((

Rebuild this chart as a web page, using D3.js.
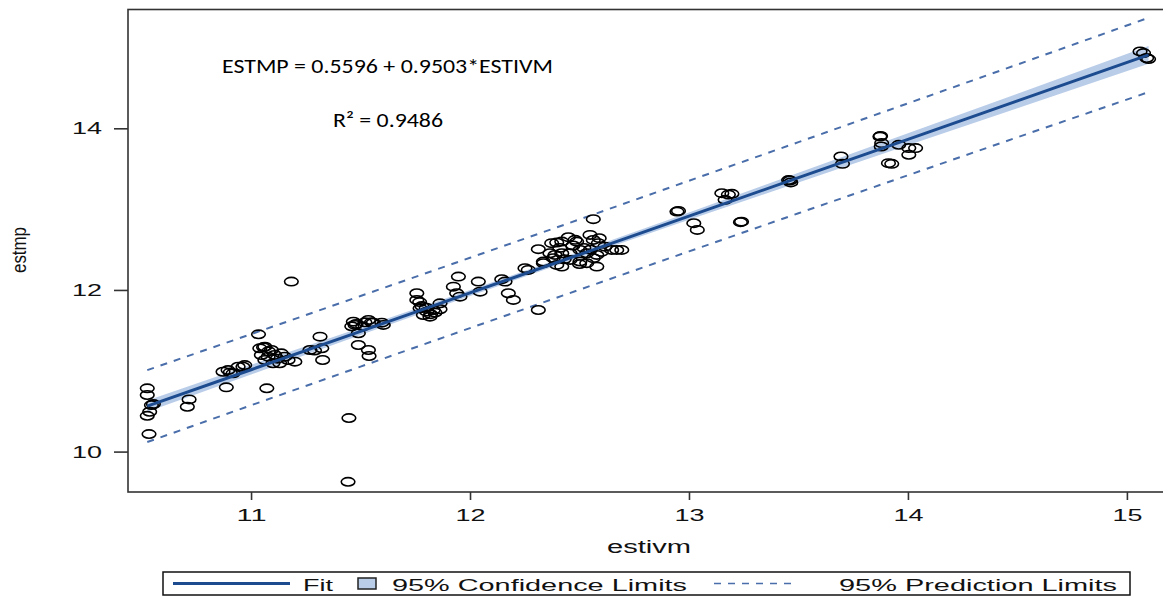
<!DOCTYPE html>
<html>
<head>
<meta charset="utf-8">
<script src="https://cdn.jsdelivr.net/npm/d3@7"></script>
<style>
	body {margin:0; background:#fff;}
	svg {display:block;}
	.sas {font-family:'Liberation Sans', Arial, sans-serif; fill:#111;}
</style>
</head>
<body>
<div id="chart"></div>
<script>
//Observed points (estivm, estmp)
var estivm = [10.526,10.526,10.545,10.537,10.526,10.534,10.554,10.717,10.709,10.872,10.895,10.918,10.941,10.963,10.971,10.887,10.905,
	11.034,11.057,11.040,11.063,11.093,11.047,11.078,11.108,11.138,11.154,11.169,11.200,11.100,11.131,11.063,11.080,11.120,11.072,11.184,
	11.269,11.290,11.315,11.323,11.327,11.447,11.443,11.467,11.475,11.536,11.558,11.597,11.604,11.490,11.490,11.536,11.539,11.480,11.510,11.550,11.460,11.520,
	11.757,11.757,11.772,11.802,11.817,11.832,11.863,11.863,11.787,11.780,11.800,11.840,11.770,11.820,
	11.924,11.947,11.939,11.954,12.038,12.046,12.145,12.160,12.175,12.198,12.312,12.251,12.266,
	12.312,12.335,12.335,12.373,12.396,12.419,12.449,12.487,12.548,12.563,12.586,12.616,12.647,12.670,12.693,
	12.365,12.388,12.419,12.457,12.502,12.533,12.579,12.396,12.419,12.502,12.563,12.579,12.457,12.533,12.563,
	12.380,12.470,12.520,12.600,12.430,12.500,12.480,12.550,12.410,12.590,
	12.952,12.945,13.022,13.038,13.150,13.196,13.165,13.180,13.235,13.240,13.461,13.455,13.465,13.694,13.701,
	13.872,13.875,13.880,13.878,13.911,13.926,13.958,14.004,14.035,14.004,15.060,15.076,15.099,15.090];
var estmp = [10.783,10.700,10.576,10.493,10.443,10.217,10.588,10.646,10.555,10.988,11.009,10.968,11.050,11.050,11.071,10.795,10.980,
	11.451,11.290,11.278,11.298,11.257,11.195,11.174,11.195,11.216,11.174,11.133,11.112,11.092,11.092,11.133,11.240,11.150,10.783,12.103,
	11.257,11.250,11.422,11.278,11.133,10.415,9.626,11.607,11.567,11.628,11.595,11.595,11.567,11.464,11.319,11.257,11.183,11.580,11.550,11.600,11.550,11.600,
	11.959,11.876,11.773,11.731,11.669,11.752,11.835,11.761,11.690,11.800,11.780,11.720,11.850,11.700,
	12.041,12.165,11.959,11.917,12.103,11.979,12.133,12.103,11.959,11.876,11.752,12.269,12.248,
	12.504,12.351,12.331,12.579,12.586,12.598,12.653,12.598,12.681,12.619,12.579,12.536,12.495,12.495,12.495,
	12.454,12.433,12.454,12.454,12.495,12.454,12.433,12.310,12.289,12.351,12.393,12.289,12.372,12.331,12.876,
	12.393,12.550,12.520,12.470,12.380,12.320,12.620,12.500,12.520,12.640,
	12.978,12.970,12.826,12.743,13.197,13.189,13.115,13.180,12.838,12.845,13.354,13.360,13.330,13.651,13.560,
	13.898,13.905,13.817,13.775,13.569,13.560,13.796,13.755,13.755,13.672,14.951,14.931,14.857,14.870];

//Fit, confidence and prediction limits read at these estivm values
var bandX = [10.526, 11, 11.5, 12, 12.5, 13, 13.5, 14, 14.5, 15.099];
var fitY = [10.562, 11.013, 11.488, 11.963, 12.438, 12.914, 13.389, 13.864, 14.339, 14.908];
var ciLower = [10.493, 10.953, 11.443, 11.926, 12.401, 12.869, 13.329, 13.789, 14.249, 14.798];
var ciUpper = [10.632, 11.073, 11.533, 12.000, 12.475, 12.959, 13.449, 13.939, 14.429, 15.018];
var piLower = [10.118, 10.573, 11.051, 11.528, 12.003, 12.477, 12.949, 13.419, 13.889, 14.448];
var piUpper = [11.008, 11.453, 11.925, 12.398, 12.873, 13.351, 13.829, 14.309, 14.789, 15.368];

var xTicks = [11, 12, 13, 14, 15];
var yTicks = [10, 12, 14];
var equationText = "ESTMP = 0.5596 + 0.9503*ESTIVM";
var rsqText = "R\u00B2 = 0.9486";
var legendLabels = ["Fit", "95% Confidence Limits", "95% Prediction Limits"];

//Colours
var FIT_COLOR = "#1d4b8f";
var BAND_COLOR = "#b9cde9";
var PRED_COLOR = "#4a6eaa";

var width = 1163, height = 596;
var plot = {left: 128, top: 9.5, right: 1165, bottom: 492};

var svg = d3.select('#chart').append('svg')
	.attr('width', width)
	.attr('height', height);

var x = d3.scaleLinear().domain([10.438, 15.174]).range([plot.left, plot.right]);
var y = d3.scaleLinear().domain([9.5, 15.47]).range([plot.bottom, plot.top]);

svg.append('clipPath').attr('id', 'clip')
	.append('rect')
		.attr('x', plot.left).attr('y', plot.top)
		.attr('width', plot.right - plot.left).attr('height', plot.bottom - plot.top);

var bands = bandX.map(function(d, i) {
	return {x: d, fit: fitY[i], cl: ciLower[i], cu: ciUpper[i], pl: piLower[i], pu: piUpper[i]};
});

var g = svg.append('g').attr('clip-path', 'url(#clip)');

//Confidence band
g.append('path')
	.datum(bands)
	.attr('fill', BAND_COLOR)
	.attr('d', d3.area()
		.x(function(d) {return x(d.x);})
		.y0(function(d) {return y(d.cl);})
		.y1(function(d) {return y(d.cu);}));

//Prediction limits
['pl', 'pu'].forEach(function(k) {
	g.append('path')
		.datum(bands)
		.attr('fill', 'none')
		.attr('stroke', PRED_COLOR)
		.attr('stroke-width', 2)
		.attr('stroke-dasharray', '7,7')
		.attr('d', d3.line()
			.x(function(d) {return x(d.x);})
			.y(function(d) {return y(d[k]);}));
});

//Points
g.selectAll('ellipse.pt')
	.data(estivm)
	.enter().append('ellipse')
		.attr('class', 'pt')
		.attr('cx', function(d) {return x(d);})
		.attr('cy', function(d, i) {return y(estmp[i]);})
		.attr('rx', 6.8)
		.attr('ry', 4.2)
		.attr('fill', 'none')
		.attr('stroke', '#000')
		.attr('stroke-width', 1.6);

//Fit line
g.append('path')
	.datum(bands)
	.attr('fill', 'none')
	.attr('stroke', FIT_COLOR)
	.attr('stroke-width', 3)
	.attr('d', d3.line()
		.x(function(d) {return x(d.x);})
		.y(function(d) {return y(d.fit);}));

//Frame
svg.append('rect')
	.attr('x', plot.left).attr('y', plot.top)
	.attr('width', plot.right - plot.left).attr('height', plot.bottom - plot.top)
	.attr('fill', 'none')
	.attr('stroke', '#333')
	.attr('stroke-width', 1.6);

//Axes
var xAxis = svg.append('g')
	.attr('transform', 'translate(0,' + plot.bottom + ')')
	.call(d3.axisBottom(x).tickValues(xTicks).tickSize(8).tickPadding(14).tickFormat(d3.format('d')));
var yAxis = svg.append('g')
	.attr('transform', 'translate(' + plot.left + ',0)')
	.call(d3.axisLeft(y).tickValues(yTicks).tickSize(14).tickPadding(12).tickFormat(d3.format('d')));
[xAxis, yAxis].forEach(function(a) {
	a.select('.domain').remove();
	a.selectAll('line').attr('stroke', '#333').attr('stroke-width', 1.6);
	a.selectAll('text')
		.attr('class', 'sas')
		.style('font-size', '17px')
		.attr('textLength', 30)
		.attr('lengthAdjust', 'spacingAndGlyphs');
});
xAxis.selectAll('text').attr('dy', '0.71em').attr('y', 17);

//Axis titles
svg.append('text')
	.attr('class', 'sas')
	.attr('x', 649).attr('y', 553)
	.attr('text-anchor', 'middle')
	.style('font-size', '18px')
	.attr('textLength', 84)
	.attr('lengthAdjust', 'spacingAndGlyphs')
	.text('estivm');
svg.append('text')
	.attr('class', 'sas')
	.attr('transform', 'translate(26,250) rotate(-90)')
	.attr('text-anchor', 'middle')
	.style('font-size', '20px')
	.attr('textLength', 46)
	.attr('lengthAdjust', 'spacingAndGlyphs')
	.text('estmp');

//Equation annotation
svg.append('text')
	.attr('x', 222).attr('y', 73)
	.style('font-family', "Carlito, Calibri, 'Open Sans', sans-serif")
	.style('font-size', '21px')
	.attr('textLength', 331)
	.attr('lengthAdjust', 'spacingAndGlyphs')
	.text(equationText);
svg.append('text')
	.attr('x', 333).attr('y', 127)
	.style('font-family', "Carlito, Calibri, 'Open Sans', sans-serif")
	.style('font-size', '21px')
	.attr('textLength', 110)
	.attr('lengthAdjust', 'spacingAndGlyphs')
	.text(rsqText);

//Legend
var legend = svg.append('g');
legend.append('rect')
	.attr('x', 163).attr('y', 572)
	.attr('width', 967).attr('height', 23)
	.attr('fill', '#fff')
	.attr('stroke', '#111')
	.attr('stroke-width', 1.5);
legend.append('line')
	.attr('x1', 173).attr('x2', 290).attr('y1', 583.5).attr('y2', 583.5)
	.attr('stroke', FIT_COLOR).attr('stroke-width', 3);
legend.append('rect')
	.attr('x', 358).attr('y', 578)
	.attr('width', 18).attr('height', 11)
	.attr('fill', BAND_COLOR)
	.attr('stroke', '#222')
	.attr('stroke-width', 1.5);
legend.append('line')
	.attr('x1', 714).attr('x2', 798).attr('y1', 583.5).attr('y2', 583.5)
	.attr('stroke', PRED_COLOR).attr('stroke-width', 1.5)
	.attr('stroke-dasharray', '7,7');
var legendPos = [{x: 303, w: 30}, {x: 392, w: 295}, {x: 839, w: 278}];
legend.selectAll('text')
	.data(legendLabels)
	.enter().append('text')
		.attr('class', 'sas')
		.attr('x', function(d, i) {return legendPos[i].x;})
		.attr('y', 590.5)
		.style('font-size', '17px')
		.attr('textLength', function(d, i) {return legendPos[i].w;})
		.attr('lengthAdjust', 'spacingAndGlyphs')
		.text(function(d) {return d;});
</script>
</body>
</html>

))

* WRITTEN INSTRUCTION
Copy out all lines above that include the string "chart".

* REPLY TO THE TASK
Rebuild this chart as a web page, using D3.js.
<div id="chart"></div>
var svg = d3.select('#chart').append('svg')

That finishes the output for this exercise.